Stefano, cosa ti ha spinto in Ucraina?
“Quando è scoppiata questa guerra assurda, mi sono sentito in una situazione emotiva disastrosa, ero scioccato e costantemente ansioso. Incontrare Daniele è stata la mia salvezza, perché ha saputo cogliere la mia emotività, il mio desiderio di fare qualcosa di concreto e l’ha orientata nel modo giusto, per poter intervenire e dare quello che avevo da dare. L’ho conosciuto tre mesi fa, ma mi sembra di conoscerlo da sempre perché ha la straordinaria capacità non solo di risolvere i problemi delle persone ma anche di formarle, mi ha saputo preparare e mi ha dato gli strumenti rendendomi autonomo”.
Cosa significa fare una prima esperienza in un luogo di guerra?
“E’ impossibile partire preparati la prima volta, ci si può fare un’idea ma la verità la si scopre sul momento. Noi partiamo con un obiettivo e lo seguiamo, il nostro carburante è il nostro feeling di squadra, ma non meno importante è l’umanità che ci sostiene. L’umanità della popolazione in Ucraina che incontriamo ma anche di quelli che ci supportano in Italia. Questo spirito di fratellanza ci permette di portare a termine gli obiettivi, non solo nel modo migliore possibile ma è uno sprone. Ormai è impossibile fermarsi, dopo una missione il nostro pensiero è rivolto a quella successiva, è una catena di umanità di cui noi siamo ingranaggi”.
Daniele e Stefano, avete pensato al dopo?
“Sempre. Il nostro scopo oltre ad aiutare sarà quello di ricostruire, noi non siamo qui per motivi economici o perché ci vogliamo lavare la coscienza, per noi è la cosa giusta da fare. Noi speriamo che Mariupol resti ucraina ed è da lì che partirà il nostro impegno per la ricostruzione, non perché non ci sia bisogno in altre zone ma perché Mariupol è un simbolo di questa guerra. La ricostruzione è parte fondamentale di ciò che è la nostra missione”.

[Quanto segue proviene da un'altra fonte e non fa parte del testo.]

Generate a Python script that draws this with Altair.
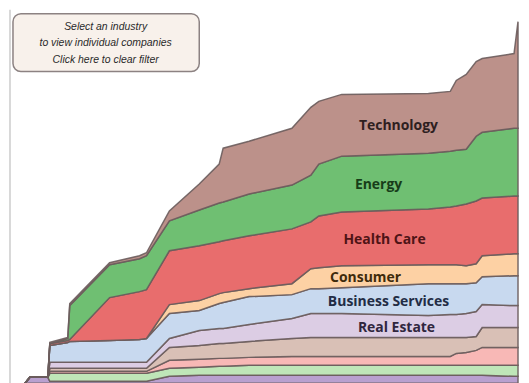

Da un post sotto le foto delle fosse di Bucha si legge: “Dopo che vedi e vivi la guerra, ti senti diverso. Ti si attacca addosso. Torna su come nausea. Ti avvolge. Ti spinge a resistere. Sei tu, più qualcosa di indelebile. Sei l’inferno che prova a vivere normalmente. Gli altri sono il paradiso che finge quotidianamente”.